One of the genuinely divine things about The Story is that it occupies an impossible space where everything is simultaneously always changing and still, somehow, has always been true. Religion, for this reason, has a permanently ambivalent relationship to The Story. On one hand, The Story resists doctrine. Being a thing that’s easily bored, it vanishes as soon as it catches a whiff of dogma, or any suggestion that events should play out in any other way than the way that feels right in the moment. On the other hand, without The Story there would be no religion at all. Revelation, whether spiritual or secular, is a thing that only emerges in a position of pure openness to whatever you encounter in the world, free of preconception. As a function of The Story, revelation cannot be controlled or predicted, but I think under certain circumstances it can be induced. Brutha and Om were deep in the desert before it landed on me that their bickering and slightly panicky journey back to Omnia was Brutha’s prophetic pilgrimage, a believer encountering his god in the wilderness, being changed and changing the world as a result. Brutha himself, being at least a little dumber than me, doesn’t realize this until he’s back home. This experience, shared by both Brutha and myself, is The Story at work, a series of events that absorbs your attention such that in the moment it can only be experienced, not thought about. The meaning only snaps into place later, often once everything is already done.

This is the wildness of human experience organized religion both relies upon for devotion and fears for its unpredictability. Intuitively, it’s easy to think social control breeds belief. This is the cynical approach to religion assumed both by its worst practitioners and its critics, many of whom would like to think people only believe unprovable things under coercion or manipulation. I disagree: I think true metaphysical belief and vulnerability to social control are, in fact, inversely correlated. They are not mutually exclusive, but their coexistence is always unstable. This is because belief requires you to think of your own life in terms other than those set by people more powerful than you, who are, regardless of power, still only people at the end of the day. Faith is an encounter with the self, more than anything. If you’re a believer, your god (who- or whatever it is) is at its foundation the force that animates your soul. It’s the part of you that demands conversation, that makes you negotiate your relationship with yourself as well as your place in the world around you.

It's that last part, the negotiation part, that’s important here. People who seek to control others through religion are typically smart enough to decenter themselves in their public theology. This is all about you, they say, your inner life, your immortal soul at risk, any holiness they might have is just a function of their willingness to generously share their wisdom. Sorry to bring up Jordan Peterson again, but he really is the modern icon for this sort of thing (plus he’s currently laid low, beset with yet another esoteric mystery illness, of the body or soul who can say, the man loves to suffer almost as much as I love to kick him while he’s down. See how the kind universe puts everything in its proper place?). Peterson is fond of defining God (big G, the Christian God) as your conscience, the little voice within that seems to come from elsewhere and allows you to maintain a running conversation with yourself.

"I'm not defining it that way, that's Elijah.
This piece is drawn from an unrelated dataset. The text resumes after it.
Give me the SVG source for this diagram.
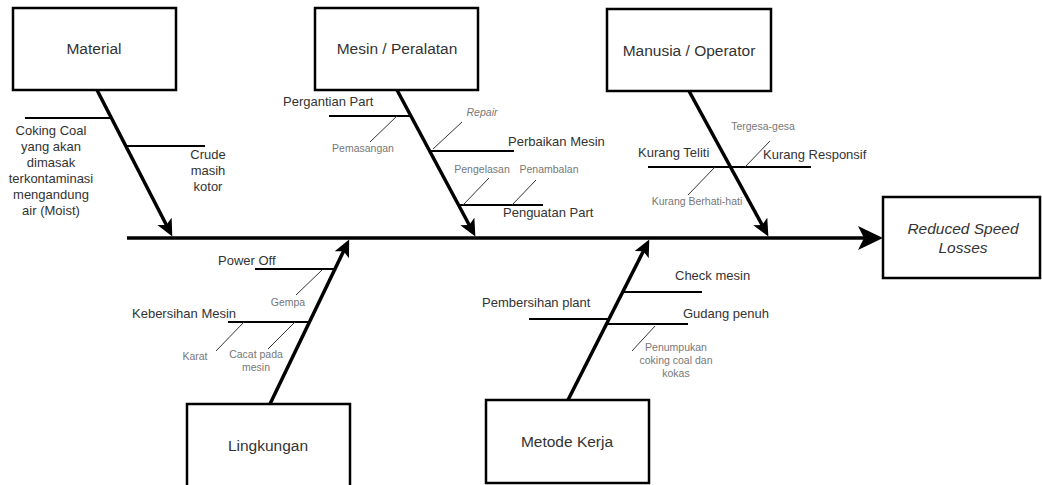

It's defined that way in Jonah, too. The prophets never actually believed in a God you idiot, you ignorant upstart, Christianity is about doing what you're told by people like me, Jordan Peterson." (He actually said the first two sentences of this quote, the rest is more an approximation of tone)

You’ll notice that’s almost exactly how I just defined god (small g, the eternal and nondenominational unknowable). The difference between Peterson and a heathen postmodern neomarxist like myself is that Peterson, who seeks to control others through religion, will try to convince you that your conscience is an object to be sequestered and protected lest it be confused and led astray. “At the center there is truth,” says Omnian tyrant and false prophet Vorbis to Brutha. “As you travel, so error creeps in.”

The argument here is that whatever divinity is animating the human mind is born perfect, and in a gnostic way can only be corrupted by further knowledge of the world around oneself. As Vorbis says: “There are some things which appear to be the truth, which have all the hallmarks of truth, but which are not the real truth. The real truth must sometimes be protected by a labyrinth of lies […] Things that are seen and heard and done by the flesh are mere shadows of a deeper reality.” This is the point of Jordan Peterson’s campaign to convince people they’re actually Christian whether they accept Biblical scripture or not. His Jungian theological slurry, his bargain basement literary analysis, functions under an assumption that the individual mind is literally God, and anything that disrupts the sacred certainty of that holy inner voice must be treated as a threat.

In the proud tradition of right-wing accusations being confessions, this is pretty clearly atheism to me. Not serious atheistic philosophy, but atheism’s clumsiest and most juvenile caricature, exactly the self-worship Peterson would describe as something we “entertain at our great peril” or with some other pompous pigshit language. Peterson believes in nothing but the power of symbols to move people around. His piety is a performance curated for the benefit of his own control over others. He is a person who “[talks] to himself, and [listens] to himself […] all Vorbis could hear were the distant echoes of his own soul.”

I mean, listen, it’s not that I’m any better. I can’t say with any honesty that I hear the Christian God as such speaking to me when I’m in Mass. I don’t even know what that would sound like. But I do know that whatever I’m feeling when I sit there awash in the rhythm of the sermon, the voices in song, the earnest wishes of my neighbors that peace be with me, whatever I’m feeling when I sit there, getting it, is not exclusive to the building I’m in. I feel it as acutely in Mass as I do at a good party, or when I’m given food from a plant or hen whose happiness I’ve taken responsibility for, or when I’m in a position to share people’s grief or fear, and in doing so, feel like I'm helping support its weight. It’s when I’m struck with the sense that there’s a plot, and that I’m in it, but I can’t see where it’s going because other people and creatures are in it too. What a miracle, what a humbling privilege to experience this thing that, in certain unexpected small and large moments, feels so much like a voice.